Are you carrying credit card debt? If so, you’re most likely paying astronomical interest rates that can make it hard to shuck off that debt and work toward your other financial goals. But what if there was a way to pay off your credit card debt without paying those high interest fees?
There is — it’s called a credit card balance transfer. Balance transfer credit cards typically offer interest rates as low as zero percent for an introductory period, giving you six months or more to work on paying off your credit card debt interest-free. If you can manage to pay off your debt within the allotted time frame, you could save hundreds of dollars in interest. Just make sure you use this financial tool wisely by reading the fine print, choosing a card carefully, and committing to taking full advantage of your interest-free period.
Choose the Right Balance Transfer Credit Card
There are many balance transfer credit cards available on the market, so make sure you shop around to pick the right card for your financial needs. Balance transfers aren’t free, so read the fine print to make sure you’re not going to end up saddling yourself with even more debt. Some important things to know include:
- What’s the introductory interest rate?
- How long is the introductory period?
- Is there zero interest on balance transfers, or deferred interest?
- What’s the minimum monthly payment on the balance transfer card?
- How much will the balance transfer cost you?
Federal law dictates that card issuers must offer the introductory rate on balance transfer cards for a minimum of six months, but it shouldn’t be difficult to find a card with a longer introductory rate. You should be able to find a balance transfer card offering introductory rates for as long as 18 months. The longer your introductory period, the more money you save on interest.
Ideally, you want to be able to pay off your entire balance within the introductory period. If you think you might not be able to, choose a card with zero interest during the introductory period, rather than a deferred-interest card. Cards with deferred interest accrue interest during the introductory period, but you don’t have to pay it until the introductory period ends. If you pay off the entire balance transfer by the end of the introductory period, there will be no interest — but if you don’t, you haven’t saved any money at all.

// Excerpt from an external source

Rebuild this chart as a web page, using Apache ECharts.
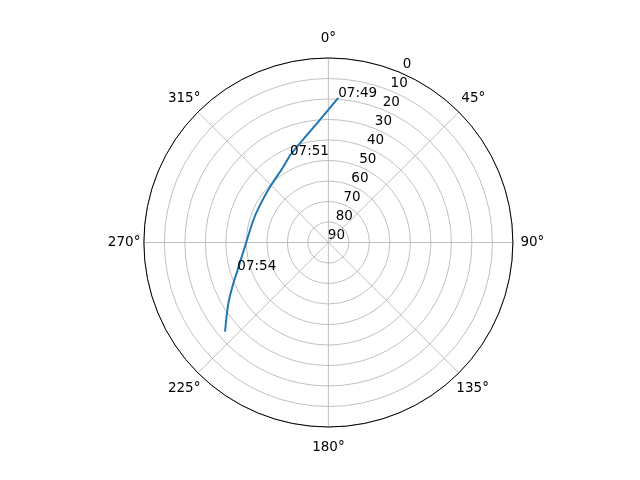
<!DOCTYPE html>
<html>
<head>
<meta charset="utf-8">
<script src="https://cdn.jsdelivr.net/npm/echarts@6/dist/echarts.min.js"></script>
<style>html,body{margin:0;padding:0;background:#fff;}#c{width:640px;height:480px;}</style>
</head>
<body>
<div id="c"></div>
<script>
// Satellite pass: azimuth (deg, clockwise from north) and elevation (deg)
const azimuth   = [3.9, 354.3, 341.6, 336.2, 329.1, 313.5, 295.8, 286.5, 270.0, 252.7, 246.7, 238.7, 229.2];
const elevation = [19.3, 31.8, 41.0, 43.6, 47.1, 50.7, 52.0, 51.8, 49.9, 43.5, 39.5, 32.9, 23.4];
const timeLabels = ['07:49', '', '', '07:51', '', '', '', '', '', '07:54', '', '', ''];
const angleTicks = [0, 45, 90, 135, 180, 225, 270, 315];
const radiusTicks = [0, 10, 20, 30, 40, 50, 60, 70, 80, 90];

const font = 'DejaVu Sans';
const trackData = elevation.map((e, i) => [e, azimuth[i]]);
const labelData = [];
timeLabels.forEach((t, i) => { if (t) labelData.push({ value: [elevation[i], azimuth[i]], name: t }); });

// rich style key per angle label (emulates matplotlib's centred placement)
const angleStyleKey = { 0: 'n', 45: 'ne', 90: 'e', 135: 'dt', 180: 's', 225: 'dt', 270: 'w', 315: 'db' };
const txt = { color: '#000', fontFamily: font, fontSize: 13.5 };

const chart = echarts.init(document.getElementById('c'), null, { renderer: 'canvas' });
chart.setOption({
  animation: false,
  backgroundColor: '#ffffff',
  polar: [
    { center: ['51.31%', '50.52%'], radius: 184.5 },
    { center: ['52.56%', '48.96%'], radius: 184.5 }
  ],
  angleAxis: [
    {
      polarIndex: 0, type: 'value', min: 0, max: 360, interval: 45,
      startAngle: 90, clockwise: true, z: 5,
      axisLine: { show: true, lineStyle: { color: '#000', width: 1 } },
      axisTick: { show: false },
      splitLine: { show: true, lineStyle: { color: '#b0b0b0', width: 0.8 } },
      axisLabel: {
        margin: -3.5, color: '#000', fontFamily: font, fontSize: 13.5,
        formatter: v => (angleTicks.indexOf(v) >= 0 ? '{' + angleStyleKey[v] + '|' + v + '°}' : ''),
        rich: {
          n:  Object.assign({ padding: [0, 0, 15.5, 0] }, txt),
          s:  Object.assign({ padding: [17.5, 0, 0, 0] }, txt),
          e:  Object.assign({ padding: [0, 0, 0, 11] }, txt),
          w:  Object.assign({ padding: [0, 7, 0, 0] }, txt),
          dt: Object.assign({ padding: [11.5, 0, 0, 0] }, txt),
          db: Object.assign({ padding: [0, 0, 9.5, 0] }, txt),
          ne: Object.assign({ padding: [0, 0, 9.5, 5] }, txt)
        }
      }
    },
    {
      polarIndex: 1, type: 'value', min: 0, max: 360, interval: 45,
      startAngle: 67.5, clockwise: true,
      axisLine: { show: false }, axisTick: { show: false },
      splitLine: { show: false }, axisLabel: { show: false }
    }
  ],
  radiusAxis: [
    {
      polarIndex: 0, type: 'value', min: 0, max: 90, interval: 10, inverse: true,
      axisLine: { show: false }, axisTick: { show: false }, axisLabel: { show: false },
      splitLine: { show: true, lineStyle: { color: '#b0b0b0', width: 0.8 } }
    },
    {
      polarIndex: 1, type: 'value', min: 0, max: 90, interval: 10, inverse: true,
      axisLine: { show: false }, axisTick: { show: false }, splitLine: { show: false },
      axisLabel: {
        show: true, margin: 0, align: 'center', verticalAlign: 'middle',
        showMinLabel: true, showMaxLabel: true, hideOverlap: false,
        color: '#000', fontFamily: font, fontSize: 13.5,
        formatter: v => (radiusTicks.indexOf(v) >= 0 ? String(v) : '')
      }
    }
  ],
  series: [
    {
      type: 'line', coordinateSystem: 'polar', polarIndex: 0,
      data: trackData, showSymbol: false, smooth: 0.3, z: 10,
      lineStyle: { color: '#1f77b4', width: 2 }
    },
    {
      type: 'scatter', coordinateSystem: 'polar', polarIndex: 0,
      data: labelData, symbolSize: 0, z: 11,
      itemStyle: { opacity: 1 },
      label: {
        show: true, position: [0, 0], offset: [0, 3], align: 'left', verticalAlign: 'bottom',
        formatter: p => p.name, color: '#000', opacity: 1, fontFamily: font, fontSize: 13.5
      }
    }
  ]
});
</script>
</body>
</html>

You should also pay attention to how much your balance transfer will cost. They aren’t free; you’ll pay about three percent on average. That’s a lot of money, especially if you’re carrying four or five figures of debt. Figure out how much you’ll save on interest over the introductory period to determine whether you’re truly coming out ahead.
Make Your Balance Transfer Count
A balance transfer credit card can be a useful financial tool to help you escape credit card debt much faster, as long as you make it count. If you’re transferring multiple credit card balances onto the same card, you’ll have a little more leeway in your budget right away. Use that money to pay off your credit card debt faster. Remember, your goal is to pay off as much of your debt as possible without paying interest, so the more you can afford to pay each month, the better off you’ll be when the introductory period ends.
Opening a new balance transfer credit card can also be an opportunity to take advantage of credit card perks. Look for a card that offers travel or other rewards points for balance transfers.
Credit card debt can often feel overwhelming, especially if you have a lot of it. But you don’t have to carry credit card debt forever. With a balance transfer credit card, you can get the chance to pay off your credit card debt without paying sky-high interest rates. Look for a card that offers zero interest for a longer introductory period, and aim to pay off your entire balance — or as much of it as you can — while your interest rate is nonexistent. With some planning and discipline, a balance transfer credit card can help you make credit card debt a thing of the past.